Randomly Failing Orchestrations

We're experiencing an AWS-wide DNS problem. Every 01 minute of each hour the DNS does not respond, which can cause failing attempts to connect between components in Keboola Connection. This will cause the running orchestration to fail.

It is reported all across AWS:

https://forums.aws.amazon.com/thread.jspa?threadID=161837&tstart=0

If your orchestration fails with an application error around 01 minute of an hour (it can propagate to the job a bit later, eg. at XX:02), you're most likely affected by this issue. Just re-running the orchestration will solve the problem. 

Please bear with us while we're trying to solve this issue with AWS Support. Here are some examples of failed orchestrations that might help you identify this issue.
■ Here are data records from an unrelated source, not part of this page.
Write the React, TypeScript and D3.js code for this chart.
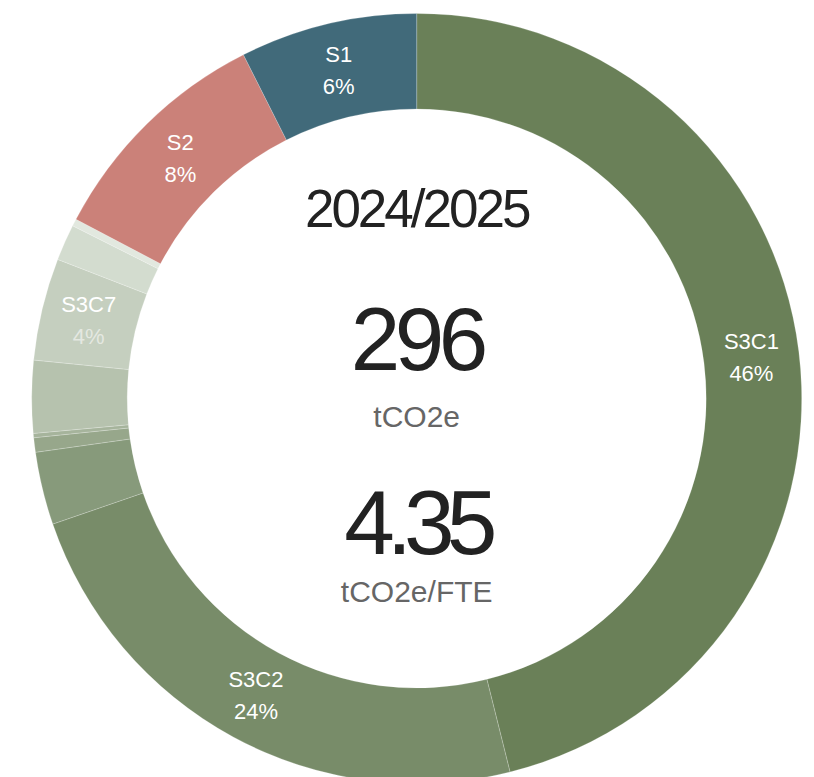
import React from "react";
import * as d3 from "d3";

const categories = ["S3C1", "S3C2", "S3C3", "S3C4", "S3C5", "S3C6", "S3C7", "S3C8", "S3C9", "S2", "S1"];
const values = [136.5, 69.9, 9.05, 1.8, 0.53, 9.0, 12.7, 4.5, 0.9, 29.2, 22.0];
const colors = ["#6a8058", "#788c69", "#879a7b", "#97a78b", "#a6b49c", "#b6c2ae", "#c5cfbf", "#d3dccf", "#e2e8df", "#cb8179", "#416a7a"];
const pctLabels = ["46%", "24%", "", "", "", "", "4%", "", "", "8%", "6%"];
const pctColors = ["#ffffff", "#ffffff", "#ffffff", "#ffffff", "#ffffff", "#ffffff", "#e4e8e1", "#ffffff", "#ffffff", "#ffffff", "#ffffff"];
const yearLabel = "2024/2025";
const totalLabel = "296";
const totalUnit = "tCO2e";
const perFteLabel = "4.35";
const perFteUnit = "tCO2e/FTE";

const W = 814;
const H = 777;
const cx = 416.7;
const cy = 398.5;
const rOuter = 385;
const rInner = 289.5;

export default function App() {
  const data = categories.map((c, i) => ({ name: c, value: values[i], color: colors[i], pct: pctLabels[i], pctColor: pctColors[i] }));
  const pie = d3.pie<any>().sort(null).value((d: any) => d.value).startAngle(0).endAngle(2 * Math.PI);
  const arcs = pie(data);
  const arc = d3.arc<any>().innerRadius(rInner).outerRadius(rOuter);
  const font = "'Liberation Sans', Arial, Helvetica, sans-serif";
  return (
    <div style={{ position: "absolute", left: 0, top: 0 }}>
      <svg width={W} height={H} style={{ display: "block" }}>
        <rect width={W} height={H} fill="#ffffff" />
        <g transform={`translate(${cx},${cy})`}>
          {arcs.map((a, i) => (
            <path key={i} d={arc(a) as string} fill={a.data.color} stroke="#ffffff" strokeOpacity={0.35} strokeWidth={0.6} />
          ))}
          {arcs.map((a, i) => {
            if (!a.data.pct) return null;
            const [x, y] = arc.centroid(a);
            return (
              <g key={"l" + i} fontFamily={font} fontSize={22} textAnchor="middle">
                <text x={x} y={y - 8} fill="#ffffff">{a.data.name}</text>
                <text x={x} y={y + 24} fill={a.data.pctColor}>{a.data.pct}</text>
              </g>
            );
          })}
        </g>
        <g fontFamily={font} textAnchor="middle">
          <text x={cx} y={226.5} fontSize={53} fill="#222222" letterSpacing={-3}>{yearLabel}</text>
          <text x={cx} y={369.5} fontSize={89} fill="#222222" letterSpacing={-5.5}>{totalLabel}</text>
          <text x={cx} y={427} fontSize={30} fill="#666666">{totalUnit}</text>
          <text x={cx} y={553.5} fontSize={91} fill="#222222" letterSpacing={-8}>{perFteLabel}</text>
          <text x={cx} y={602} fontSize={30} fill="#666666">{perFteUnit}</text>
        </g>
      </svg>
    </div>
  );
}
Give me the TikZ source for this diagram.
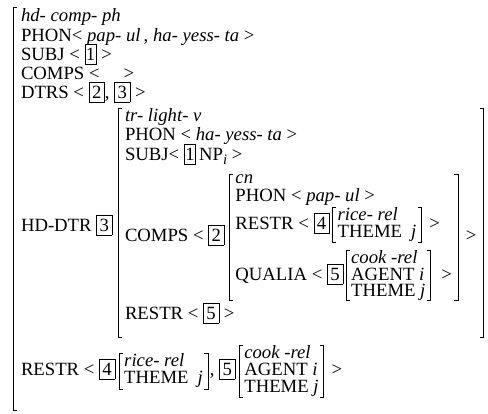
\documentclass[tikz,border=0pt]{standalone}
\usepackage{fontspec}
\setmainfont{Liberation Serif}
\usetikzlibrary{calc,fit}
\newcommand\fs{\fontsize{18.7}{20}\selectfont}
\setlength\fboxsep{2pt}
\setlength\fboxrule{0.6pt}
\newcommand\bx[2][0.8pt]{\fbox{\hspace{#1}\rule[-1.5pt]{0pt}{15pt}#2\hspace{#1}}}
\newcommand\subi{\raisebox{-4.5pt}{\fontsize{14.5}{14.5}\selectfont\textit{i}}}
\tikzset{
  t/.style={anchor=base west, inner sep=0pt, outer sep=0pt},
  grpbox/.style={inner xsep=5pt, inner ysep=0pt, outer sep=0pt},
  brk/.style={line width=0.6pt, line cap=butt},
}
\newcommand\lbrk[1]{\draw[brk] ([xshift=3.5pt]#1.north west) -- (#1.north west) -- (#1.south west) -- ([xshift=3.5pt]#1.south west);}
\newcommand\rbrk[1]{\draw[brk] ([xshift=-3.5pt]#1.north east) -- (#1.north east) -- (#1.south east) -- ([xshift=-3.5pt]#1.south east);}
\begin{document}
\begin{tikzpicture}[x=1pt,y=-1pt,font=\fs]
\useasboundingbox (0,0) rectangle (488,413);
% outer rows
\node[t] (o1) at (21,21) {\textit{hd- comp- ph}};
\node[t] (o2) at (21,41) {PHON< \textit{pap- ul}\,, \textit{ha- yess- ta} >};
\node[t] (o3) at (21,60) {SUBJ < \bx[-1.2pt]{1} >};
\node[t] (o4) at (21,79) {COMPS <\hspace{24pt}>};
\node[t] (o5) at (21,98) {DTRS < \bx{2}, \bx{3} >};
\node[t] (o6) at (21,231) {HD-DTR \bx{3}};
% tr-light-v
\node[t] (t1) at (125,121) {\textit{tr- light- v}};
\node[t] (t2) at (125,140) {PHON < \textit{ha- yess- ta} >};
\node[t] (t3) at (125,160) {SUBJ< \bx[-1.2pt]{1}\,NP\subi\ >};
\node[t] (t4) at (125,241) {COMPS < \bx{2}};
\node[t] (t5) at (125,319) {RESTR < \bx{5} >};
% cn
\coordinate (cnx) at ($(t4.base east)+(11,0)$);
\node[t] (c1) at ($(cnx)+(0,-58)$) {\textit{cn}};
\node[t] (c2) at ($(cnx)+(0,-40)$) {PHON < \textit{pap- ul} >};
\node[t] (c3) at ($(cnx)+(0,-12)$) {RESTR < \bx{4}};
\node[t] (c4) at ($(cnx)+(0,39)$) {QUALIA < \bx{5}};
% rice-rel in cn
\coordinate (rx) at ($(c3.base east)+(8,0)$);
\node[t] (ra) at ($(rx)+(0,-9)$) {\textit{rice- rel}};
\node[t] (rb) at ($(rx)+(0,8)$) {THEME\hspace{9pt}\textit{j}};
\coordinate (raT) at ($(rx)+(0,-22)$);
\coordinate (raB) at ($(rx)+(0,13)$);
\node[grpbox, fit=(ra)(rb)(raT)(raB)] (rG) {};
\lbrk{rG}\rbrk{rG}
\node[t] (c3e) at ($(rG.east |- c3.base)+(8,0)$) {>};
% cook-rel in cn
\coordinate (kx) at ($(c4.base east)+(8,0)$);
\node[t] (ka) at ($(kx)+(0,-17)$) {\textit{cook -rel}};
\node[t] (kb) at (kx) {AGENT \textit{i}};
\node[t] (kc) at ($(kx)+(0,16)$) {THEME \textit{j}};
\coordinate (kaT) at ($(kx)+(0,-30)$);
\coordinate (kaB) at ($(kx)+(0,19)$);
\node[grpbox, fit=(ka)(kb)(kc)(kaT)(kaB)] (kG) {};
\lbrk{kG}\rbrk{kG}
\node[t] (c4e) at ($(kG.east |- c4.base)+(11,0)$) {>};
% cn brackets
\coordinate (cnT) at ($(cnx)+(0,-64)$);
\coordinate (cnB) at ($(cnx)+(0,57)$);
\node[grpbox, inner xsep=6pt, fit=(c1)(c2)(c3)(c4)(rG)(kG)(c3e)(c4e)(cnT)(cnB)] (cnG) {};
\lbrk{cnG}\rbrk{cnG}
\node[t] (t4e) at ($(cnG.east |- t4.base)+(8,0)$) {>};
% tr brackets
\coordinate (trT) at (125,111);
\coordinate (trB) at (125,337);
\node[grpbox, inner xsep=7pt, fit=(t1)(t2)(t3)(t4)(t5)(cnG)(t4e)(trT)(trB)] (trG) {};
\lbrk{trG}\rbrk{trG}
% final row
\node[t] (o7) at (21,375) {RESTR < \bx{4}};
\coordinate (fx) at ($(o7.base east)+(9,0)$);
\node[t] (fa) at ($(fx)+(0,-9)$) {\textit{rice- rel}};
\node[t] (fb) at ($(fx)+(0,8)$) {THEME\hspace{9pt}\textit{j}};
\coordinate (fT) at ($(fx)+(0,-21)$);
\coordinate (fB) at ($(fx)+(0,14)$);
\node[grpbox, fit=(fa)(fb)(fT)(fB)] (fG) {};
\lbrk{fG}\rbrk{fG}
\node[t] (o7b) at ($(fG.east |- o7.base)+(2,0)$) {, \bx{5}};
\coordinate (gx) at ($(o7b.base east)+(9,0)$);
\node[t] (ga) at ($(gx)+(0,-17)$) {\textit{cook -rel}};
\node[t] (gb) at (gx) {AGENT \textit{i}};
\node[t] (gc) at ($(gx)+(0,17)$) {THEME \textit{j}};
\coordinate (gT) at ($(gx)+(0,-29)$);
\coordinate (gB) at ($(gx)+(0,22)$);
\node[grpbox, fit=(ga)(gb)(gc)(gT)(gB)] (gG) {};
\lbrk{gG}\rbrk{gG}
\node[t] (o7e) at ($(gG.east |- o7.base)+(8,0)$) {>};
% outer bracket (left only)
\coordinate (oT) at (13,7);
\coordinate (oB) at (13,410);
\draw[brk] ($(oT)+(3.5,0)$) -- (oT) -- (oB) -- ($(oB)+(3.5,0)$);
\end{tikzpicture}
\end{document}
Redshift Transformations: Input Mapping Enhancements

These options were turned off for VIEWs (input mappings from Redshift Storage to Redshift Transformation created as a VIEW):

  • Data Types (will inherit Storage data types in the future)
  • Sort Key
  • Dist Key

These options are still present for TABLE input mappings and for MySQL Storage or Transformation.

And on the other hand we turned on Days filter for all Input mapping (was previously turned off for all Redshift transformations). 

Partial server outage

One of Storage API backend servers was unavailable between 6:30am - 6:50am PST. This might have caused some orchestration failures, some UIs might not be responding (eg Orchestration UI, stuck jobs in the Writer UI).  Sorry for any inconvenience.

GoodData Maintenance Window

GoodData will be performing maintenance on our hardware on Saturday, September 13th around 1pm CET (4am PST). The expected length of the maintenance window is about 5 hours. Some of our client's GoodData projects will be inaccessible at that time. We apologize in advance for any inconvenience - the maintenance is necessary in order to prevent errors in near future. We will be monitoring all data load orchestrations and will restart them as needed.

Redshift Reboot

Due to peak load we had to reboot the main (shared) Redshift cluster. All transformation and sandboxes are stopped and purged, data stored on this cluster is temporarily unavailable. Will be back soon so you can resume your operations. 

We apologize for any inconvenience and kindly remind you, that you can have your own Redshift cluster. For more information get in touch with support@keboola.com.

Server outage

Part of our frontend infrastructure became inaccessible. This might have caused some orchestration failures, some UIs might not be responding (eg Orchestration UI, stuck jobs in the Writer UI). We're putting the server back online and will resume all failed orchestrations. Sorry for any inconvenience.

Update 3:30pm PST: The problem still persists.

Update 5:10pm PST: Problem resolved. All failed orchestrations were resumed. 

Update 11:30pm PST: We're experiencing network connectivity issues. Some orchestrations might end up with a CURL 52, 36 or 35 errors. Feel free to retry, while we're trying to get this resolved.

Update 10:00am PST: All problems resolved, everything running OK now. 

Update 5:00pm PST: We got back from AWS support: "Yesterday, we experienced an issue on our end that impacted some traffic going to any public IP address, where the source interface's MTU was above 1500. Since your instance most likely has an MTU of 9001 (Commonly default for large instances), it may have been impacted by this."